Hitting a wall is an inevitable part of researching your family tree – but sometimes breaking one down will take you in a completely unexpected direction.
When I was a little girl I knew my father had been born in India. I knew that the first time he saw snow, when he was sent to England to go to school, he thought it was raining sugar. I also knew that my surname came from Ireland, along with my grandfather. That was the assumption I had when I started to research my father’s family and it led me straight into one of those brick walls.
My mum once told me that my father had applied for an Irish passport, but the birth records he had needed had been lost in the Four Courts fire. Working for Findmypast, I’m well aware of the records lost in the Four Courts fire during the Irish Civil War. I also know that sometimes you have to take family stories with a pinch of salt. Sometimes romance gets in, facts get forgotten – sometimes what you thought you knew just doesn’t add up.
I happily went with the story that the records of generations of Rieleys had gone up in smoke in 1922 but surely there would be something in the parish records or even the 1901 Irish census? But it seemed as if my father’s family began with my grandfather. I couldn’t find any records before his marriage to my grandmother.
All that changed when I started looking in the British in India Collection on Findmypast. Suddenly I found record after record, ancestor after ancestor. It soon became clear that my father would not have qualified to play on the Irish soccer team. His father had not in fact been born in Ireland but in Madras, in British India. Generation after generation was born in Madras and they married into other families who had been born and lived in India. As the branches grew and intertwined it was clear that this was a thriving community who were very much rooted in the country they lived in. A far cry from the story I had always believed, that my grandfather worked for a few years in India before returning home to England.
The earliest Rieley in Madras appeared to be Patrick, a school master at the Free School. In May 1819 he married Sophia Hunter in St Mary’s Church in Madras. Sophia is described as being “of the Female Orphan Asylum”. She was probably one of the orphans. This small detail might be hold the key to the confusion. Why my father might have been told his families records had gone up in smoke in Ireland. Why my great uncle, in the 1920 US Census, says he was born in Ireland like his parents despite his birth record, like my grandfather’s and my great grandfather’s showing that place of birth as Madras.
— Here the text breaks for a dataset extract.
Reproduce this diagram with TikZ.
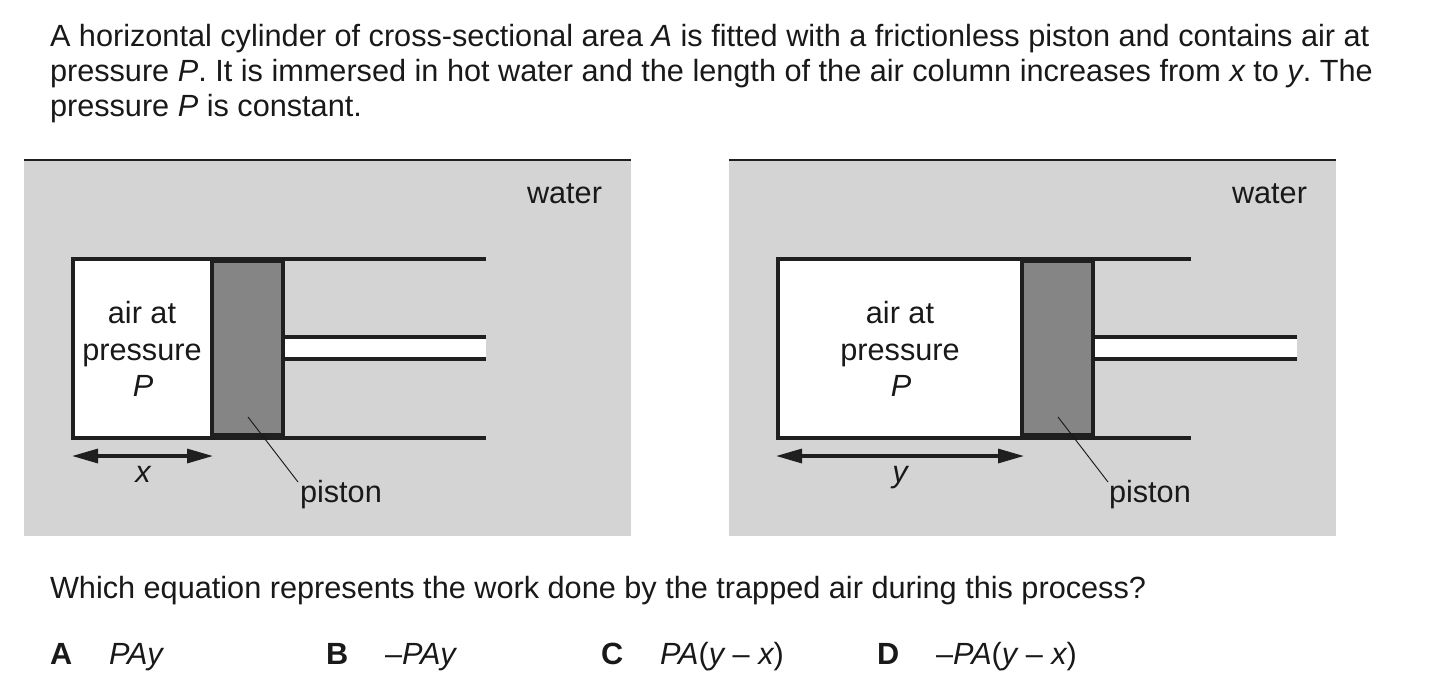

Many of the orphans in the Female Orphan Asylum in Madras would have had mixed parentage. In the early 19th Century and earlier, Irish men, all European men, arriving in India were encouraged to marry Indian women. It invested them in the future of the country where they were planning to make their fortunes. The children of these marriages were generally known as Anglo Indian, or Eurasian. Before the Indian mutiny in 1857 to be Anglo Indian meant access to good steady jobs in the civil service or the army. After the Mutiny that attitude shifted. The Anglo Indians were no longer the privileged children of the Empire but its shameful secret. As the stigma grew then those who were born with light enough skin tried to “pass” as European, cutting themselves off from families that could prove different.
It can be difficult to identify your Anglo Indian ancestors. They will have European names, they will probably define themselves as English or Irish in censuses. But there are tell-tale signs. Often it’s in the jobs. Certain jobs were mainly done by Anglo Indians - they ran the railways for example. A lot are jobs that are responsible but not in charge. From the point of view of the English administration, the Anglo Indians inhabited a similar space to the Anglo Irish. People to keep close, and happy, but who ultimately could not be trusted because they were “Other”. It’s impossible not to see those comparisons when you look into this world, especially with that Irish perspective.